* THE PROBLEM:
Begin with the first line of the material and copy each line word for word through the line that contains "5.5, 6, 6.5];"; the pictures are left out.

◆ ◆ ◆ ◆ ◆

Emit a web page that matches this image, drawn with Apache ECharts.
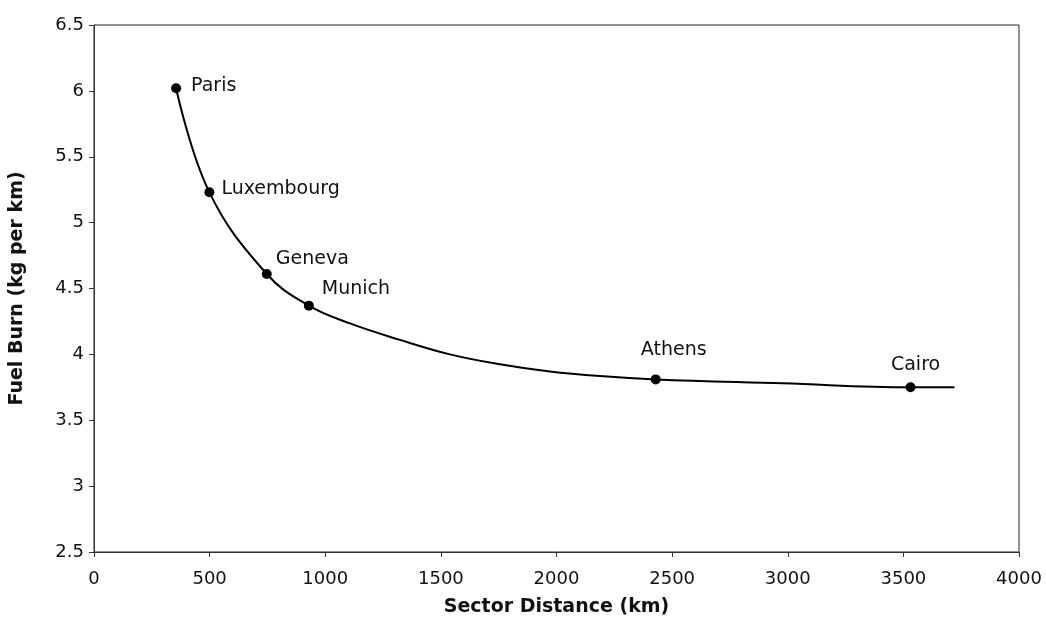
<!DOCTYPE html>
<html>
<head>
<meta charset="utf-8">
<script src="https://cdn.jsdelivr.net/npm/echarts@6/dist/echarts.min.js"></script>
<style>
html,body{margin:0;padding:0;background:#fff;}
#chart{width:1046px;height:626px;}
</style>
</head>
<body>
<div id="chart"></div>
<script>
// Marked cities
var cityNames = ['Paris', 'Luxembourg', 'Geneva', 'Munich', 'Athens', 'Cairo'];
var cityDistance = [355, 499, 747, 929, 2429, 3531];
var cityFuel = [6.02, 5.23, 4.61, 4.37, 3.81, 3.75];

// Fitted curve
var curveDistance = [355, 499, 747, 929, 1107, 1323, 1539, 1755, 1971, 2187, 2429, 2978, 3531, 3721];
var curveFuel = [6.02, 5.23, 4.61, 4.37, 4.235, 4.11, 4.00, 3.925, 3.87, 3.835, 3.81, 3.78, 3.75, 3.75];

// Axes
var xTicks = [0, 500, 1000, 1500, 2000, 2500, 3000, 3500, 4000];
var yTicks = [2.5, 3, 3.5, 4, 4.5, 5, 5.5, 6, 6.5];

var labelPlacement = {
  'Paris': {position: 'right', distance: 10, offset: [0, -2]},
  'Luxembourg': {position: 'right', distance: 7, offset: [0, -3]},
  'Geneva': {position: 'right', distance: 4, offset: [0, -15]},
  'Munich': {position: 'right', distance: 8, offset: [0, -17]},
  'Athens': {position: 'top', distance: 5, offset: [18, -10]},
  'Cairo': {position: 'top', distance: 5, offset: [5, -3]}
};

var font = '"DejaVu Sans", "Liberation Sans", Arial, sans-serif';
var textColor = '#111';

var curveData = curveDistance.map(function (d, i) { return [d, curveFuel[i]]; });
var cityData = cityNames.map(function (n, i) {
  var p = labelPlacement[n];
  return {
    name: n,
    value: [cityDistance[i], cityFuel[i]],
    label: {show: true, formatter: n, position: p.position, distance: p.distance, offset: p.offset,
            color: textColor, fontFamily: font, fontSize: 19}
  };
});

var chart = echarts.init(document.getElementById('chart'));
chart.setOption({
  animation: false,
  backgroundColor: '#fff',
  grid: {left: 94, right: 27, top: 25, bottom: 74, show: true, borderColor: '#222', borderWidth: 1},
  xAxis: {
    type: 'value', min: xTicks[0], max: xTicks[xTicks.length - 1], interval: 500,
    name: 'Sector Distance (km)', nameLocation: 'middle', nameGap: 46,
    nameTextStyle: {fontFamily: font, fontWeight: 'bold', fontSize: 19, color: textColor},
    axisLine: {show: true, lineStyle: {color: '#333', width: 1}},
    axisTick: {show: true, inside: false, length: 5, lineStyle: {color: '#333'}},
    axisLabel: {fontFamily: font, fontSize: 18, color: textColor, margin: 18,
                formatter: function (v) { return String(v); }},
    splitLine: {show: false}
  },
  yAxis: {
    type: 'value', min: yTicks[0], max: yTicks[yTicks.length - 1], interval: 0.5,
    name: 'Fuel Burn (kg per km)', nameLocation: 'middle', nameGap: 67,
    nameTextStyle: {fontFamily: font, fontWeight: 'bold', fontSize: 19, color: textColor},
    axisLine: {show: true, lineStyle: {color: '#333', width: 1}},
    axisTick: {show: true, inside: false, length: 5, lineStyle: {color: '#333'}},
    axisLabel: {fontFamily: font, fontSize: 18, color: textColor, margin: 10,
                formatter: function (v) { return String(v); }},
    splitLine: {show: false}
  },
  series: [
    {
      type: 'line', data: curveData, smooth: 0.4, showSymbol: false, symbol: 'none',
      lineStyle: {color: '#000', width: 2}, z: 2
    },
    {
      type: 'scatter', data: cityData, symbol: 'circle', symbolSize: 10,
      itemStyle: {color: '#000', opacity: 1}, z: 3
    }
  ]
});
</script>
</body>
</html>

◆ ◆ ◆ ◆ ◆

* OUTPUT FOR THIS TASK:
Emit a web page that matches this image, drawn with Apache ECharts.
<!DOCTYPE html>
<html>
<head>
<meta charset="utf-8">
<script src="https://cdn.jsdelivr.net/npm/echarts@6/dist/echarts.min.js"></script>
<style>
html,body{margin:0;padding:0;background:#fff;}
#chart{width:1046px;height:626px;}
</style>
</head>
<body>
<div id="chart"></div>
<script>
// Marked cities
var cityNames = ['Paris', 'Luxembourg', 'Geneva', 'Munich', 'Athens', 'Cairo'];
var cityDistance = [355, 499, 747, 929, 2429, 3531];
var cityFuel = [6.02, 5.23, 4.61, 4.37, 3.81, 3.75];

// Fitted curve
var curveDistance = [355, 499, 747, 929, 1107, 1323, 1539, 1755, 1971, 2187, 2429, 2978, 3531, 3721];
var curveFuel = [6.02, 5.23, 4.61, 4.37, 4.235, 4.11, 4.00, 3.925, 3.87, 3.835, 3.81, 3.78, 3.75, 3.75];

// Axes
var xTicks = [0, 500, 1000, 1500, 2000, 2500, 3000, 3500, 4000];
var yTicks = [2.5, 3, 3.5, 4, 4.5, 5, 5.5, 6, 6.5];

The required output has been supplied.